§ Exercise: Print the listing below from its opening line through the line holding "(0,0) rectangle (640,477);", both ends included.

..........

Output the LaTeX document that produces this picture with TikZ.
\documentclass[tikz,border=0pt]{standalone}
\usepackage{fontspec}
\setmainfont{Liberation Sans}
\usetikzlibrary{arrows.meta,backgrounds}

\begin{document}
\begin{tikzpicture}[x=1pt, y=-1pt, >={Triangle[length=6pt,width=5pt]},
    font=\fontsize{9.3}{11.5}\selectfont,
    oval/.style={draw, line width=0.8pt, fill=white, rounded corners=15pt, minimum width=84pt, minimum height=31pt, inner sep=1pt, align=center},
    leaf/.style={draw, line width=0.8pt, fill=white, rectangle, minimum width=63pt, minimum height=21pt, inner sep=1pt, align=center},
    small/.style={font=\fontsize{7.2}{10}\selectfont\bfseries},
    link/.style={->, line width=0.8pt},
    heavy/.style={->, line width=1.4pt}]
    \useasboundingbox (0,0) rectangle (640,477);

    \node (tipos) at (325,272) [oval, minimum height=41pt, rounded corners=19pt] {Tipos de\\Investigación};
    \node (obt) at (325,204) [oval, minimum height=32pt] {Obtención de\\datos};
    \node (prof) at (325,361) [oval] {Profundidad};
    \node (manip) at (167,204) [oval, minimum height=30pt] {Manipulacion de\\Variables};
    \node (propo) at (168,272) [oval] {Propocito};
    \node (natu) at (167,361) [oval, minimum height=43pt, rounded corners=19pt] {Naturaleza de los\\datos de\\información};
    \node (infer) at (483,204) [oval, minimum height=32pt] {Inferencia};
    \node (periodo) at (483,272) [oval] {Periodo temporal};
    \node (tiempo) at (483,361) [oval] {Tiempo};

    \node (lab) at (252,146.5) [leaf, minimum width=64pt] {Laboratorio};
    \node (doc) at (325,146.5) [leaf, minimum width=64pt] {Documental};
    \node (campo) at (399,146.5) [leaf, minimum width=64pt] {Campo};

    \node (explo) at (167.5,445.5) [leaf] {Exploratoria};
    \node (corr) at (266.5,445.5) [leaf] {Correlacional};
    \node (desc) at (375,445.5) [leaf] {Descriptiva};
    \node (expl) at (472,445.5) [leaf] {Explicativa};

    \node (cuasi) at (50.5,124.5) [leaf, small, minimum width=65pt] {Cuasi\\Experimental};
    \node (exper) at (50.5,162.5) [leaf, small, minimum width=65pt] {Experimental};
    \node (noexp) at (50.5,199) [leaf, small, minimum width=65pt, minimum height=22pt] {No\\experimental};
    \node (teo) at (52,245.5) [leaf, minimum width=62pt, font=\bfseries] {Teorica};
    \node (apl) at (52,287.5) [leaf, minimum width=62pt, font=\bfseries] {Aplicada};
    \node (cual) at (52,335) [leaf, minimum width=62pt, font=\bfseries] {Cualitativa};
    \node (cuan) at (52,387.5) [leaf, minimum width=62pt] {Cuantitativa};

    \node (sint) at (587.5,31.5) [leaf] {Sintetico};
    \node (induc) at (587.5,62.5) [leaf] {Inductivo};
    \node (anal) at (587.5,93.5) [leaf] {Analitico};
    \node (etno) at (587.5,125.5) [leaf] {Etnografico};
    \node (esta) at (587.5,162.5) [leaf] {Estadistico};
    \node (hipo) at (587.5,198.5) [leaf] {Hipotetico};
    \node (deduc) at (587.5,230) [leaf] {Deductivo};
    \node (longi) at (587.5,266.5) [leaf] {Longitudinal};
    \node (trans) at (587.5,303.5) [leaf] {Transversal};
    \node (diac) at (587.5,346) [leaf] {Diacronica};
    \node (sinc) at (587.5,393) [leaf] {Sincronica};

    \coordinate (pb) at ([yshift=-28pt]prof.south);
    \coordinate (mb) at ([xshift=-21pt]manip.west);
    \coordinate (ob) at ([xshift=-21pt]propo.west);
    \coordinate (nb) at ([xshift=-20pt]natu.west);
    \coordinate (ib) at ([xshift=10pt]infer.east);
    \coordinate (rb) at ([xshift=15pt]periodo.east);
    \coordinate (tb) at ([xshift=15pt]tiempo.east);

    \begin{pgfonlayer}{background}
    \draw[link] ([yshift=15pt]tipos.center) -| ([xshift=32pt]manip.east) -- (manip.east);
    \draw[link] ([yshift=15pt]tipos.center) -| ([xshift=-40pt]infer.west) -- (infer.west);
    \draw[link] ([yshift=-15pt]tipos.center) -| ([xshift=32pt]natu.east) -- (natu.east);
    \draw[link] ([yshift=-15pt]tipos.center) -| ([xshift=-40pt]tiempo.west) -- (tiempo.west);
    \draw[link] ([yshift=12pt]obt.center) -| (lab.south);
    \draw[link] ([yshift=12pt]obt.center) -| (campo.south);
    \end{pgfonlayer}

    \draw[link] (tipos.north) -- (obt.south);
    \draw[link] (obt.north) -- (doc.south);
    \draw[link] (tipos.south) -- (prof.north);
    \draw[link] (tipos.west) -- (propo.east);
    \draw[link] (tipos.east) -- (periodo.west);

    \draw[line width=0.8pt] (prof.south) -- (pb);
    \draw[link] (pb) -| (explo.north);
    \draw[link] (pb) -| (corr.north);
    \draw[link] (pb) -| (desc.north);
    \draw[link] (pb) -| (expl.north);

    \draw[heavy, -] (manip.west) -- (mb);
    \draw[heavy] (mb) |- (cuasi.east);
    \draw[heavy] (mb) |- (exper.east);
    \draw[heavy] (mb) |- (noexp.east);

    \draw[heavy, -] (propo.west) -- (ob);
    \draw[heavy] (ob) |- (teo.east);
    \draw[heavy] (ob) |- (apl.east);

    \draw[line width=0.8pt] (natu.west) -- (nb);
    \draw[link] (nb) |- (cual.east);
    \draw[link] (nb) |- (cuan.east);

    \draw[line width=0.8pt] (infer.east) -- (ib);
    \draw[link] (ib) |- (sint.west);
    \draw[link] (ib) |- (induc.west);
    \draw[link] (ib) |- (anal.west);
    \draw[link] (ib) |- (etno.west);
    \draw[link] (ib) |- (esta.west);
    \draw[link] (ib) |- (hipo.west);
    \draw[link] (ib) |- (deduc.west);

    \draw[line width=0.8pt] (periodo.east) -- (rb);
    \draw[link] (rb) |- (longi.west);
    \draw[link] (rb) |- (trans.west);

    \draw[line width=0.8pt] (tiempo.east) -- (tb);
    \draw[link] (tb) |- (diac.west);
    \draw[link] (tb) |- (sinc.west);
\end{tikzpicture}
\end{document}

..........

§ Solution below:
Output the LaTeX document that produces this picture with TikZ.
\documentclass[tikz,border=0pt]{standalone}
\usepackage{fontspec}
\setmainfont{Liberation Sans}
\usetikzlibrary{arrows.meta,backgrounds}

\begin{document}
\begin{tikzpicture}[x=1pt, y=-1pt, >={Triangle[length=6pt,width=5pt]},
    font=\fontsize{9.3}{11.5}\selectfont,
    oval/.style={draw, line width=0.8pt, fill=white, rounded corners=15pt, minimum width=84pt, minimum height=31pt, inner sep=1pt, align=center},
    leaf/.style={draw, line width=0.8pt, fill=white, rectangle, minimum width=63pt, minimum height=21pt, inner sep=1pt, align=center},
    small/.style={font=\fontsize{7.2}{10}\selectfont\bfseries},
    link/.style={->, line width=0.8pt},
    heavy/.style={->, line width=1.4pt}]
    \useasboundingbox (0,0) rectangle (640,477);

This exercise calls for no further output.